Rabino Nilton Bonder


 

 

Às vésperas dos Dias Intensos a liturgia e as orações se tornam tema de destaque. É comum sequer paramos para refletir (não só na mente, mas refletir no coração, na pele ou no estômago) o que as orações significam para a tradição judaica. O crescendo da preparação de Elul para Rosh Ha-Shana para o Iom Kipur nos torna mais sensíveis a esta reflexão. Afinal este é o período de apreensão quanto à capacidade de nossas orações se elevarem ou não.

No entanto, muito mais importante do que o eixo vertical (da terra para os céus) é o eixo horizontal (da terra para a terra). Aliás esta é a definição da própria tradição judaica - uma tradição que só concebe a transcendência vertical uma vez que se tenha realizado a transcendência horizontal. Não é por acaso que o sábio Hilel condensa a Tora na frase "não faça ao outro o que não gostaria que fizessem a ti". Ele não reduz a Tora a cumprir os mandamentos de D`us ou a qualquer teologia vertical, mas a pura e simples questão do ser humano para com o ser humano.

Como se D`us nos dissesse: "Esqueçam-se de mim e procedam como se a santidade da vida não estivesse no plano divino ou celeste, mas aí do seu lado, no seu vizinho, no seu outro ou em si mesmo." Como se devêssemos estar mais apreensivos para que nossas orações se espalhassem do que se elevassem.

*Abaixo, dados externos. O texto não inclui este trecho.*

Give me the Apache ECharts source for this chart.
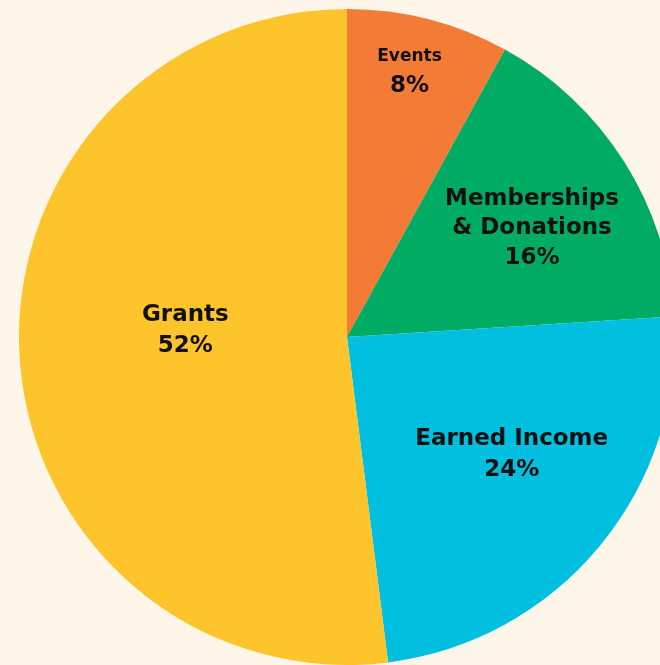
<!DOCTYPE html>
<html>
<head>
<meta charset="utf-8">
<script src="https://cdn.jsdelivr.net/npm/echarts@6/dist/echarts.min.js"></script>
<style>
  html, body { margin: 0; padding: 0; background: #fef6e9; }
  #chart { width: 660px; height: 665px; }
</style>
</head>
<body>
<div id="chart"></div>
<script>
// income sources, percent
const names = ['Events', 'Memberships\n& Donations', 'Earned Income', 'Grants'];
const shares = [8, 16, 24, 52];
const colors = ['#f47b35', '#00ab63', '#00bfdf', '#fec42c'];
// nudge labels from their default inside spot
const labelShift = [[21, -103], [44, -18], [36, 12], [5, -16]];

const chart = echarts.init(document.getElementById('chart'));
chart.setOption({
  backgroundColor: '#fef6e9',
  animation: false,
  series: [{
    type: 'pie',
    center: [347, 337],
    radius: 328,
    startAngle: 90,
    clockwise: true,
    data: names.map((n, i) => ({
      name: n,
      value: shares[i],
      itemStyle: { color: colors[i] },
      label: i === 0 ? {
        formatter: '{s|{b}}\n{v|{c}%}'
      } : undefined
    })),
    label: {
      position: 'inside',
      formatter: '{n|{b}}\n{v|{c}%}',
      color: '#111',
      rich: {
        n: { fontFamily: 'DejaVu Sans', fontWeight: 'bold', fontSize: 23, lineHeight: 29, color: '#111' },
        s: { fontFamily: 'DejaVu Sans', fontWeight: 'bold', fontSize: 17, lineHeight: 28, color: '#111' },
        v: { fontFamily: 'DejaVu Sans', fontWeight: 'bold', fontSize: 23, lineHeight: 32, color: '#111' }
      }
    },
    labelLine: { show: false },
    labelLayout: function (p) {
      const s = labelShift[p.dataIndex];
      return { dx: s[0], dy: s[1] };
    },
    emphasis: { disabled: true }
  }]
});
</script>
</body>
</html>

Mas o que significa isto? Estaríamos tratando na "horizontalidade" de questões de moral e de culpa? Estaríamos falando de ajudar "o pobre, a viúva, o órfão e o fraco"? Não. Realizar estas categorias de ação (e todas as outras que se façam necessárias) é conseqüência de uma capacitação que se antecede à ação - a capacidade de nos fazermos mais humanos.

D`us que sabe não sermos nem tão ruins nem tão bons quanto podemos nos perceber, pode nos auxiliar na mais urgente das curas. Cura de nossa arrogância de que os outros não são tão ruins e nem nós tão bons; cura de nossa apatia, vergonha e desamor ao descobrirmos que nós mesmos não somos tão ruins e nem os outros tão bons. Saber olhar os seres humanos sem subserviência sabendo que ninguém é tão bom para ser melhor ou mais especial que os outros e ninguém tão pior para que seja humilhado ou explorado; saber se impor e contribuir sem o medo de que os outros são tão bons e nós tão ruins. Estender a mão ao outro sabendo que não há ser humano "que não tenha a sua hora" que o seu nem tão ruim e o nosso não tão bom nos aproximam incrivelmente - nos colocam juntos.

O caminho dos céus se faz pelas trilhas da terra. A nossa tradição que há milênios misturou o mistério com a ética, busca nos despertar para esta verdade tão simples e libertadora. A ascensão acontece não pela elevação mas pelo abraço, pelo olhar no olho, pela voz que se mistura, pela dança que encontra o outro. A ascensão está ao lado e não acima. Como na história do rabino que estava escrevendo um tratado sobre "tsedaka" (justiça e responsabilidade social) quando um mendigo faminto bateu a sua porta.

Bastante incomodado o rabino desferiu: Como você ousa me perturbar, não vê que estou fazendo algo muito sagrado?

O que estamos fazendo que é tão sagrado que não nos permite olhar para o lado ou para dentro de nós mesmos?

Quando o shofar soar ouça-o vindo dos quatro cantos da terra. Não espere ouvi-lo dos céus. O shofar que anunciará dias melhores em nossas vidas particulares e coletivas virá do não tão ruim e do não tão bom que é lugar do que é humano. Afinal nossos ouvidos foram dispostos para os lados e não para cima.

Quem sabe a kipa (solidéu) não seja espiritualmente talvez uma klipa (uma couraça, um bloqueio) que alerta: Se você deseja alcançar as alturas do mundo espiritual não caia na mais sedutora das armadilhas. Desligue-se do que há acima e concentre-se no que há à volta. Talvez a kipa nos santifica ao criar uma barreira ensinando que a transcendência não está no eixo vertical mas no eixo horizontal.